Adam Anthony of North Providence, R. I., entered upon a farm in 1826, of the extent of seventy-two acres, suitable for tillage. The land was very sandy; and the crops of that year were five tons of hay, two tons of oats, two hundred bushels of potatoes, two hundred of turnips, some fruit and garden vegetables; worth, including pasture feed, three hundred eighty-five dollars. He adopted the soiling system. In 1847, he reports the produce of the farm as two hundred tons, by estimate, of green fodder for soiling, one hundred tons of hay, twenty-five tons of millet, seventeen tons of dry corn fodder, six hundred forty bushels of potatoes, seven hundred fifty bushels of Indian corn, fruit and garden vegetables, the value of which, is three thousand five hundred seventy-five dollars; nearly ten fold increase in the products of the farm. The stock consists of about forty head, of which thirty-six are usually cows.

Similar testimony might be very much extended, but it is unnecessary. My own experience corroborates the usual statements to be met with on this point.

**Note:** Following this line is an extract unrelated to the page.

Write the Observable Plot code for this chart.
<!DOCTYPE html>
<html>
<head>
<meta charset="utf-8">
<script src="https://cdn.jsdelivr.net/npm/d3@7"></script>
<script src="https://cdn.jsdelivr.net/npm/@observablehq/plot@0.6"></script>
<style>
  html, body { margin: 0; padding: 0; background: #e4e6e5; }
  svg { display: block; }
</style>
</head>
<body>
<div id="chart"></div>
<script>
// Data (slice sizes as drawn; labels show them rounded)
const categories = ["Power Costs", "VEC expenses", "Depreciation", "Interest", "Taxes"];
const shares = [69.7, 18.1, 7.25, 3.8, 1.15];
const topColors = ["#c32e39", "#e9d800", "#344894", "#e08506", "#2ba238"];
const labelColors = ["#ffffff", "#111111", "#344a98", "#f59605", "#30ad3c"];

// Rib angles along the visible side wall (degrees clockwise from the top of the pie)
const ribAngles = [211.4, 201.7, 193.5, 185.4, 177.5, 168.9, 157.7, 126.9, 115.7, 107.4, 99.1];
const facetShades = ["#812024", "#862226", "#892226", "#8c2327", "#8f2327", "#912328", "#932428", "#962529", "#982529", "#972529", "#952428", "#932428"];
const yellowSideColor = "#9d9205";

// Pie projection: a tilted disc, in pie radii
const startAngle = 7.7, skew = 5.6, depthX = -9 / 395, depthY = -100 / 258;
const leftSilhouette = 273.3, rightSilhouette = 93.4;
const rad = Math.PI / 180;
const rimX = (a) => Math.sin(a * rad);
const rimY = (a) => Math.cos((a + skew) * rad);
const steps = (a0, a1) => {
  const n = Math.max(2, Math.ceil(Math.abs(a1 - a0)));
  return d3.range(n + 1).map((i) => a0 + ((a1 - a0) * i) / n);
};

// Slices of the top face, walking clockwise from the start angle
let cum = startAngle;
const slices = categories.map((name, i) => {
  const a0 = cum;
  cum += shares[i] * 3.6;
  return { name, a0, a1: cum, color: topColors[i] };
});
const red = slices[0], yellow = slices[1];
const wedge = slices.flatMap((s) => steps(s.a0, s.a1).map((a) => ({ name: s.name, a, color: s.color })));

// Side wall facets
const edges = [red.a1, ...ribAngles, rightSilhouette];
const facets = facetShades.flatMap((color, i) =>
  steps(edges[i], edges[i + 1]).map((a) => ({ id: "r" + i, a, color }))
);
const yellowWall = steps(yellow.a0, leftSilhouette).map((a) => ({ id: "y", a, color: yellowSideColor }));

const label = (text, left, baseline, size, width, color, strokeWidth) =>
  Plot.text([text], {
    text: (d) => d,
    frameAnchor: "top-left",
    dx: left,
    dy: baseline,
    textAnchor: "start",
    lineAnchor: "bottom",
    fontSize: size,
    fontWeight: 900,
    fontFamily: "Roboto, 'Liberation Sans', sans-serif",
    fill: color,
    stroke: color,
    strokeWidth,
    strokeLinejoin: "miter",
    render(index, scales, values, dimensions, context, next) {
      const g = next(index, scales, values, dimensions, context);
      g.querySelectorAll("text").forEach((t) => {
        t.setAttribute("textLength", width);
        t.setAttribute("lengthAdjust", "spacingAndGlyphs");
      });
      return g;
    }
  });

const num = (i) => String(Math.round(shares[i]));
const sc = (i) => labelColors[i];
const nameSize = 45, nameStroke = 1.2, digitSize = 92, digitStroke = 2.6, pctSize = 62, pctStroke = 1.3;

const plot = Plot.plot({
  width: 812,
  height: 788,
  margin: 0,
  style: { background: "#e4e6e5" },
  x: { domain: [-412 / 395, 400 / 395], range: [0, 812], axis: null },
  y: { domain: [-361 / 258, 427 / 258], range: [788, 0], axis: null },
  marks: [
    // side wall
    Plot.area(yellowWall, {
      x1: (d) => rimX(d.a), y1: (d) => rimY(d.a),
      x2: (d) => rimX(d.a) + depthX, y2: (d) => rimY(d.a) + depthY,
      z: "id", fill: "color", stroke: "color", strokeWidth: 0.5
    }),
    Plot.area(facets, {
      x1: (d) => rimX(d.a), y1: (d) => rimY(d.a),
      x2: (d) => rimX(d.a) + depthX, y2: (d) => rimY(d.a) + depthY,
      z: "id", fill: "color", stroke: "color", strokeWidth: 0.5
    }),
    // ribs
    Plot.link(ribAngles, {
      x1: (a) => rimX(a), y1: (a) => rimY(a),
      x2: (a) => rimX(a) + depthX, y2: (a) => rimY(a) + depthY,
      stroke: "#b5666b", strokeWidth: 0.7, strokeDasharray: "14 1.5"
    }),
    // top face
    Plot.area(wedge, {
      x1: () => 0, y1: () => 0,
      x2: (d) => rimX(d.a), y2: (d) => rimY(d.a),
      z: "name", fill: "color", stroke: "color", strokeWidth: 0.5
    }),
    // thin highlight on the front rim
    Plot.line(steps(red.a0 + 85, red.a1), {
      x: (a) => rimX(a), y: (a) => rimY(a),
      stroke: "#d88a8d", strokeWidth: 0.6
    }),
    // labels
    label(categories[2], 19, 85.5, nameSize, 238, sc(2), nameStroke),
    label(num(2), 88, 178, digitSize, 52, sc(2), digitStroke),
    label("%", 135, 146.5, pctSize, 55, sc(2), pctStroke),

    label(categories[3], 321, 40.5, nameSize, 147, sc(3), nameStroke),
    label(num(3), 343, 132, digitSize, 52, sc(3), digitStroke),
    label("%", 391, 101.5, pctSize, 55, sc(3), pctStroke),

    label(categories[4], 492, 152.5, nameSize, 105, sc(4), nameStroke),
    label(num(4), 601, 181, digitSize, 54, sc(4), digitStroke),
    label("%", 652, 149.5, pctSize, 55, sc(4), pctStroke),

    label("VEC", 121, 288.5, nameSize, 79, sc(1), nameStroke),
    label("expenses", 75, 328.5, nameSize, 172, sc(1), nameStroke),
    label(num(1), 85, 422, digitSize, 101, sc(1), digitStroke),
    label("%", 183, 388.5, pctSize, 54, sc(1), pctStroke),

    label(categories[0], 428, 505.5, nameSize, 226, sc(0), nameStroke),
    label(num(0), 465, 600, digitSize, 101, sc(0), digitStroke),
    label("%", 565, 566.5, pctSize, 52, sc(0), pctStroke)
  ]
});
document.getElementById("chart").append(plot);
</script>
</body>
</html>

2d. The saving of fencing. The present American system of farming involves a prodigious expenditure of human energy for fencing. I have seen it estimated that the cost of fences in these United States is more than six hundred millions of dollars, (600,000,000.) Whether more or less than this enormous sum, it is so much invested in human toil, a large portion of which might have been saved and

applied to better and more ennobling purposes, had our early system of customs and laws been what they ultimately must be.

It has been estimated from well considered data, that the labor involved in fencing in some of the States, is greater than that in the erection of all the buildings, including all the cities and towns.

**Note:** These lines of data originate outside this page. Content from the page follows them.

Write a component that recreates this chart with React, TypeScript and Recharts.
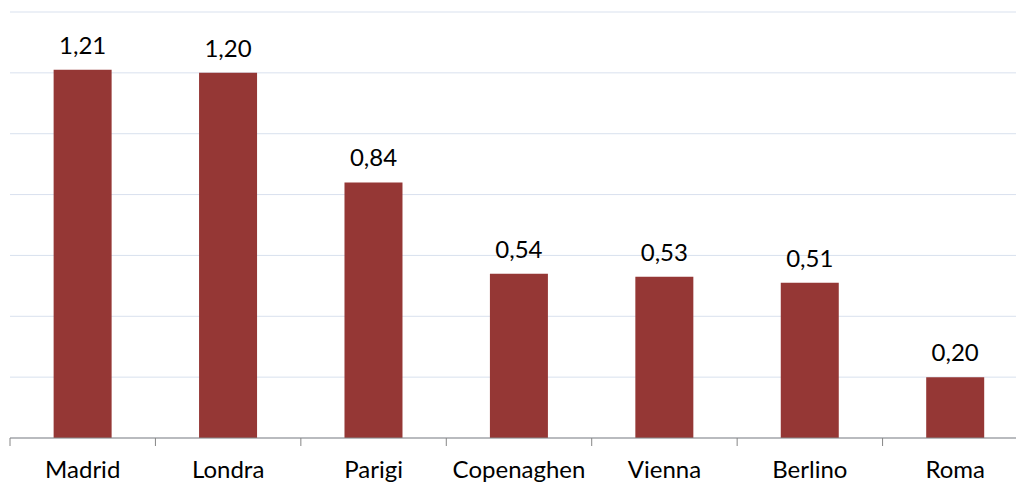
import { BarChart, Bar, XAxis, YAxis, CartesianGrid, LabelList } from "recharts";

const citta = ["Madrid", "Londra", "Parigi", "Copenaghen", "Vienna", "Berlino", "Roma"];
const valori = [1.21, 1.2, 0.84, 0.54, 0.53, 0.51, 0.2];
const tickY = [0, 0.2, 0.4, 0.6, 0.8, 1.0, 1.2, 1.4];

const data = citta.map((nome, i) => ({ nome, valore: valori[i] }));

const W = 1028;
const H = 483;
const M = { top: 12, right: 0, left: 10, bottom: 0 };
const banda = (W - M.left - M.right) / citta.length;

const font = "Lato, 'Open Sans', sans-serif";

// etichetta della categoria + tacca sul bordo sinistro della categoria
function TickCategoria(props: any) {
    const { x, y, payload } = props;
    const xb = x - banda / 2;
    return (
        <g>
            <line x1={xb} y1={438} x2={xb} y2={446} stroke="#868686" strokeWidth={1} />
            <text x={x} y={y} dy={32} textAnchor="middle" fill="#000" fontSize={24} fontFamily={font}>
                {payload.value}
            </text>
        </g>
    );
}

export default function App() {
    return (
        <div style={{ position: "fixed", left: 0, top: 0, width: 1016, height: 483, overflow: "hidden", background: "#fff" }}>
            <BarChart width={W} height={H} data={data} margin={M} barCategoryGap="30%">
                <CartesianGrid vertical={false} stroke="#D9E1EE" strokeWidth={1} />
                <XAxis
                    dataKey="nome"
                    height={45}
                    tickLine={false}
                    axisLine={{ stroke: "#868686", strokeWidth: 1 }}
                    tick={<TickCategoria />}
                    interval={0}
                />
                <YAxis
                    width={0}
                    domain={[0, 1.4]}
                    ticks={tickY}
                    tick={{ fontSize: 0 }}
                    tickFormatter={() => ""}
                    tickLine={false}
                    axisLine={{ stroke: "#D9E1EE", strokeWidth: 1 }}
                />
                <Bar dataKey="valore" fill="#953735" isAnimationActive={false}>
                    <LabelList
                        dataKey="valore"
                        position="top"
                        offset={16}
                        fill="#000"
                        fontSize={24}
                        fontFamily={font}
                        formatter={(v: any) => Number(v).toFixed(2).replace(".", ",")}
                    />
                </Bar>
            </BarChart>
        </div>
    );
}
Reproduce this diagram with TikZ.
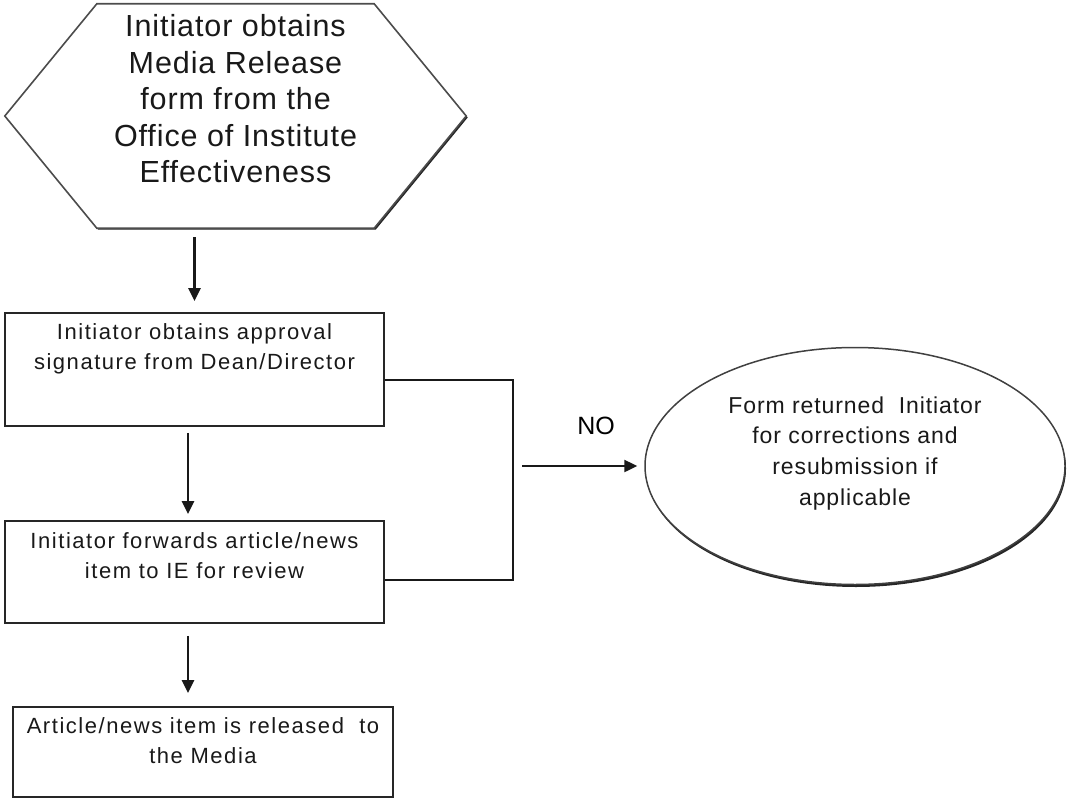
\documentclass[tikz,border=0pt]{standalone}
\usepackage{fontspec}
\usetikzlibrary{arrows.meta,shadows,backgrounds,shapes.geometric}
\newfontfamily\hexfont[LetterSpace=3]{Liberation Sans}
\newfontfamily\boxfont[LetterSpace=7]{Liberation Sans}
\newfontfamily\ellfont[LetterSpace=4]{Liberation Sans}
\newfontfamily\nofont{Liberation Sans}
\newcommand{\mlines}[1]{\begin{tabular}[t]{@{}c@{}}#1\end{tabular}}
\begin{document}
\begin{tikzpicture}[x=1pt,y=-1pt,
  boxstyle/.style={draw=black!85, line width=1.8pt, fill=white, inner sep=0pt,
    font=\boxfont\fontsize{22}{30.5}\selectfont, text=black!90, text height=16pt},
  conn/.style={line width=2.4pt, draw=black!90},
  arr/.style={conn, -{Triangle[length=13pt,width=12pt]}},
]
\useasboundingbox (0,0) rectangle (1067,800);
% hexagon (start)
\node[inner sep=0pt, minimum width=277pt, minimum height=224pt,
  font=\hexfont\fontsize{30.5}{36.5}\selectfont, text=black!90,
  text height=22pt, text depth=180pt] (hex) at (235.5,116)
  {\mlines{Initiator obtains\\Media Release\\form from the\\Office of Institute\\Effectiveness}};
\begin{scope}[on background layer]
\path[draw=black!70, line width=1.6pt, fill=white,
  drop shadow={shadow xshift=1.5pt, shadow yshift=-1.5pt, fill=black!85, opacity=1}]
  (hex.north west) -- (hex.north east) -- ([xshift=92pt]hex.east) -- (hex.south east)
  -- (hex.south west) -- ([xshift=-92pt]hex.west) -- cycle;
\end{scope}
% boxes
\node[boxstyle, minimum width=379pt, minimum height=113pt, text depth=77pt] (box1) at (194.5,369.5)
  {\mlines{Initiator obtains approval\\signature from Dean/Director}};
\node[boxstyle, minimum width=379pt, minimum height=102pt, text depth=64pt] (box2) at (194.5,572)
  {\mlines{Initiator forwards article/news\\item to IE for review}};
\node[boxstyle, minimum width=380pt, minimum height=90pt, text depth=54pt] (box3) at (203,752)
  {\mlines{Article/news item is released~ to\\the Media}};
% ellipse
\node[ellipse, draw=black!75, line width=1.5pt, fill=white,
  drop shadow={shadow xshift=1pt, shadow yshift=-2.5pt, fill=black!85, opacity=1},
  minimum width=420pt, minimum height=237pt, inner sep=0pt,
  font=\ellfont\fontsize{23}{30.7}\selectfont, text=black!90,
  text height=16.8pt, text depth=122.8pt] (ell) at (855,466)
  {\mlines{Form returned~ Initiator\\for corrections and\\resubmission if\\applicable}};
% label
\node[font=\nofont\fontsize{25}{30}\selectfont, inner sep=0pt] (nolabel) at (596,426) {NO};
% connectors
\coordinate (jtop) at (513,380);
\coordinate (jbot) at (513,580);
\coordinate (nostart) at (522,466);
\draw[arr, shorten <=9pt, shorten >=11pt] (hex.south -| box1.north) -- (box1.north);
\draw[arr, shorten <=6pt, shorten >=6pt] ([xshift=-6.5pt]box1.south) -- ([xshift=-6.5pt]box2.north);
\draw[arr, shorten <=12pt, shorten >=13pt] ([xshift=-6.5pt]box2.south) -- ([xshift=-6.5pt]box2.south |- box3.north);
\draw[conn] (box1.east |- jtop) -- (jtop) -- (jbot) -- (box2.east |- jbot);
\draw[arr, shorten >=7pt] (nostart) -- (ell.west);
\end{tikzpicture}
\end{document}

Having worked as boy and man, in helping clear and fence a farm, till the aggregate of its fences of wood and stone, extended to six or seven miles, I may be allowed to speak feelingly regarding this incubus on the farmer's prosperity.

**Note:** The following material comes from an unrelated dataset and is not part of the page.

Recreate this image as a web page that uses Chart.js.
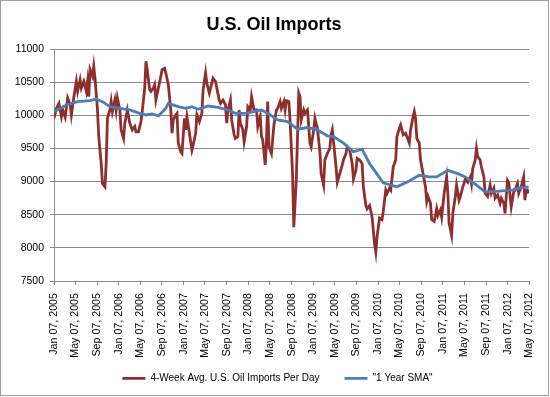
<!DOCTYPE html>
<html>
<head>
<meta charset="utf-8">
<script src="https://cdn.jsdelivr.net/npm/chart.js@4"></script>
<style>
html,body{margin:0;padding:0;background:#fff;}
canvas{display:block;}
</style>
</head>
<body>
<canvas id="c" width="550" height="397"></canvas>
<script>
// Weekly series: week number counted from the first observation (Jan 07, 2005)
const startDate = "Jan 07, 2005";
const tickLabels = [
  "Jan 07, 2005","May 07, 2005","Sep 07, 2005",
  "Jan 07, 2006","May 07, 2006","Sep 07, 2006",
  "Jan 07, 2007","May 07, 2007","Sep 07, 2007",
  "Jan 07, 2008","May 07, 2008","Sep 07, 2008",
  "Jan 07, 2009","May 07, 2009","Sep 07, 2009",
  "Jan 07, 2010","May 07, 2010","Sep 07, 2010",
  "Jan 07, 2011","May 07, 2011","Sep 07, 2011",
  "Jan 07, 2012","May 07, 2012"
];
const yTickValues = [7500, 8000, 8500, 9000, 9500, 10000, 10500, 11000];

const seriesNames = ["4-Week Avg. U.S. Oil Imports Per Day", "\"1 Year SMA\""];

const importWeeks = [
  0,2,4,6,7,9,11,13,14,16,18,19,21,22,24,26,27,28,29,31,32,33,35,36,38,39,41,42,43,45,46,47,49,50,51,53,54,56,57,59,
  61,63,65,66,68,70,71,73,74,75,77,78,80,81,82,84,86,87,89,90,92,94,95,96,98,99,100,102,103,105,106,107,109,111,112,114,115,117,119,120,
  122,123,125,126,128,130,131,133,134,136,138,139,140,142,143,145,146,148,149,150,152,153,155,156,158,159,161,163,164,166,167,168,170,171,
  172,173,175,177,179,180,182,183,185,186,187,189,190,192,193,195,197,198,199,201,202,204,206,207,209,210,212,214,215,217,218,220,222,223,224,225,
  227,228,230,232,233,235,236,238,240,241,243,244,246,248,249,251,252,254,256,258,259,260,262,264,265,267,268,270,271,273,275,276,278,279,
  281,283,284,286,287,289,290,291,292,294,295,297,299,300,301,303,304,306,308,309,311,312,314,316,317,318,320,321,323,324,326,327,329,330,331,
  333,335,336,337,339,340,341,343,344,346,347,349,351,352,354,355,357,359,360,362,363,365,366,368,370,371,373,374,376,378,379,380,381,382
];
const importValues = [
  9955,10106,10180,9980,10080,9970,10260,10160,10005,10280,10510,10360,10535,10410,10510,10360,10510,10280,10690,10590,10740,10560,10080,9680,9270,8970,8920,9270,9955,10080,10210,10055,10230,10080,10260,10080,9780,9650,9880,10080,
  9880,9780,9830,9750,9750,9905,10055,10410,10815,10690,10385,10360,10410,10460,10230,10410,10590,10690,10710,10640,10460,10080,9730,9930,10005,10030,9580,9450,9425,9955,9780,9980,9730,9475,9550,9730,10005,9905,10030,10385,
  10640,10485,10335,10410,10560,10510,10410,10230,10180,10230,10160,9880,10080,10230,9930,9705,9650,9680,10080,9880,9780,9600,9830,10130,10080,10280,10080,10080,9830,9980,9680,9630,9250,9600,
  10207,9525,9425,9855,10080,10105,10207,10105,10207,10080,10220,10207,9930,9120,8313,9020,10335,10280,9930,10080,10030,10080,9580,9525,9780,9955,9805,9450,9120,8945,9325,9425,9500,9705,9780,9600,
  9220,8990,9120,9250,9325,9425,9525,9475,9270,9040,9170,9350,9325,9270,8920,8640,8590,8640,8465,8060,7935,8165,8450,8425,8550,8870,8820,8900,8870,9220,9325,9680,9805,9855,
  9705,9730,9680,9580,9780,9980,10055,9955,9650,9580,9325,9120,8920,8700,8775,8675,8425,8400,8590,8490,8570,8465,8820,9070,8820,8374,8190,8520,8775,8945,8720,8775,8920,8970,9040,
  8990,9070,8970,9195,9325,9500,9375,9325,9220,9070,8820,8775,8945,8820,8900,8750,8800,8675,8750,8675,8520,9020,8990,8620,8845,8870,8970,8820,8920,9070,8720,8870,8870,8820
];

const smaWeeks = [0,10,19,29,34,39,45,53,61,69,74,79,84,90,92,100,106,111,116,124,132,140,146,154,161,167,172,
  180,188,196,204,212,220,225,233,241,248,254,265,276,284,294,302,308,317,325,331,340,347,358,369,374,382];
const smaValues = [10055,10155,10205,10220,10245,10205,10130,10105,10080,10030,10005,10020,9990,10105,10180,10130,10105,10130,10090,10140,10120,10080,10030,10030,10055,10080,10030,
  9930,9905,9790,9815,9780,9690,9680,9580,9450,9490,9270,8980,8920,8990,9095,9070,9070,9170,9120,9070,8945,8845,8855,8870,8900,8920];

const MONTHS = {Jan:0,Feb:1,Mar:2,Apr:3,May:4,Jun:5,Jul:6,Aug:7,Sep:8,Oct:9,Nov:10,Dec:11};
function parseLabel(s){
  const m = s.match(/^(\w{3}) (\d{2}), (\d{4})$/);
  return Date.UTC(+m[3], MONTHS[m[1]], +m[2]);
}
const t0 = parseLabel(startDate);
const toWeek = s => (parseLabel(s) - t0) / (7 * 86400000);
const tickWeeks = tickLabels.map(toWeek);

const redPts = importWeeks.map((w, i) => ({x: w, y: importValues[i]}));
const bluePts = smaWeeks.map((w, i) => ({x: w, y: smaValues[i]}));

const FONT = "'Liberation Sans', Arial, sans-serif";
const GRID = '#8c8c8c';

const framePlugin = {
  id: 'frame',
  afterLayout(chart) {
    const t = chart.titleBlock;
    if (t) { t.left += 2; t.right += 2; }
    const l = chart.legend;
    if (l) {
      l.left += 5.5; l.right += 5.5;
      l.top = 348.3; l.bottom = 396;
      l.height = l.bottom - l.top;
    }
  },
  afterDraw(chart) {
    const ctx = chart.ctx;
    ctx.save();
    ctx.strokeStyle = '#a0a0a0';
    ctx.lineWidth = 1;
    ctx.strokeRect(0.5, 0.5, 548, 395);
    ctx.restore();
  }
};

new Chart(document.getElementById('c'), {
  type: 'line',
  data: {
    datasets: [
      {
        label: seriesNames[0],
        data: redPts,
        borderColor: '#8E2F2D',
        backgroundColor: '#8E2F2D',
        borderWidth: 2.8,
        pointRadius: 0,
        tension: 0,
        order: 1
      },
      {
        label: seriesNames[1],
        data: bluePts,
        borderColor: '#4A7EBB',
        backgroundColor: '#4A7EBB',
        borderWidth: 2.8,
        pointRadius: 0,
        tension: 0,
        order: 0
      }
    ]
  },
  options: {
    responsive: false,
    animation: false,
    devicePixelRatio: 1,
    layout: { autoPadding: false, padding: {left: 8, right: 14, top: 0, bottom: 12} },
    plugins: {
      title: {
        display: true,
        text: 'U.S. Oil Imports',
        color: '#000',
        font: {family: FONT, size: 18, weight: 'bold', lineHeight: 1.2},
        padding: {top: 14.2, bottom: 13.2}
      },
      legend: {
        position: 'bottom',
        maxHeight: 20,
        labels: {
          color: '#000',
          font: {family: FONT, size: 10},
          boxWidth: 23,
          boxHeight: 0,
          padding: 25,
          sort: (a, b) => a.datasetIndex - b.datasetIndex
        }
      },
      tooltip: {enabled: false}
    },
    scales: {
      x: {
        type: 'linear',
        min: 0,
        max: tickWeeks[tickWeeks.length - 1],
        afterBuildTicks: s => { s.ticks = tickWeeks.map(v => ({value: v})); },
        afterFit: s => { s.height = 84; },
        grid: {display: true, drawOnChartArea: false, drawTicks: true, tickLength: 4, color: GRID},
        border: {display: true, color: GRID, width: 1},
        ticks: {
          autoSkip: false,
          maxRotation: 90,
          minRotation: 90,
          padding: 8,
          color: '#000',
          font: {family: FONT, size: 10.7},
          callback: (v, i) => tickLabels[i]
        }
      },
      y: {
        type: 'linear',
        min: yTickValues[0],
        max: yTickValues[yTickValues.length - 1],
        afterBuildTicks: s => { s.ticks = yTickValues.map(v => ({value: v})); },
        afterFit: s => { s.width = 46; },
        grid: {color: GRID, lineWidth: 1, tickLength: 4, drawTicks: true},
        border: {display: true, color: GRID, width: 1},
        ticks: {
          padding: 6,
          color: '#000',
          font: {family: FONT, size: 10.5},
          callback: v => String(v)
        }
      }
    }
  },
  plugins: [framePlugin]
});
</script>
</body>
</html>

One-half of all farm fences are interior; and aside from an occasional necessity for making a permanent distinction between arable land and a piece that nature designed for a pasture, they are worse

than useless.

Adopt a single principle, that no beast shall be permitted to range on lands adapted to the plow and the scythe, and you are prepared to wipe off from the face of our fair country, much that disfigures it, and abolish, at once and forever, a vast item in your annual taxation.

The most false of anything that assumes the name of economy, is the practice of pasturing mowing-lands. Interior fences, that were erected, and are maintained for the sole purpose of enabling the proprietor to pasture his mowing-lands, have cost the farmers of Maine a very large sum. To call in the aid of arithmetic, it will read in this wise: The improved lands in the State may now be set down at two and a half millions of acres, (2,500,000.) Taking the estimate by very good authority,* of ten rods of fence, at one dollar per rod, for each acre of improved land, gives us for fences in the State, the sum of twenty-five millions of dollars ($25,000,000.) Half of this sum, $12,500,000, we will set down for interior fences on farms. It may be fair to assume for annual erections, while the present system continues, for changes and repairs, ten per cent of this sum, or one million two hundred and fifty thousand dollars, ($1,250,000) which the farmers of the State are annually paying as a direct tax on their resources, and on which very few have heretofore had the courage to raise their voices in complaint. Impressed with the truthfulness of such estimates, who can for another year remain

* Cumberland Co. Agl. Society. Committee on Farms.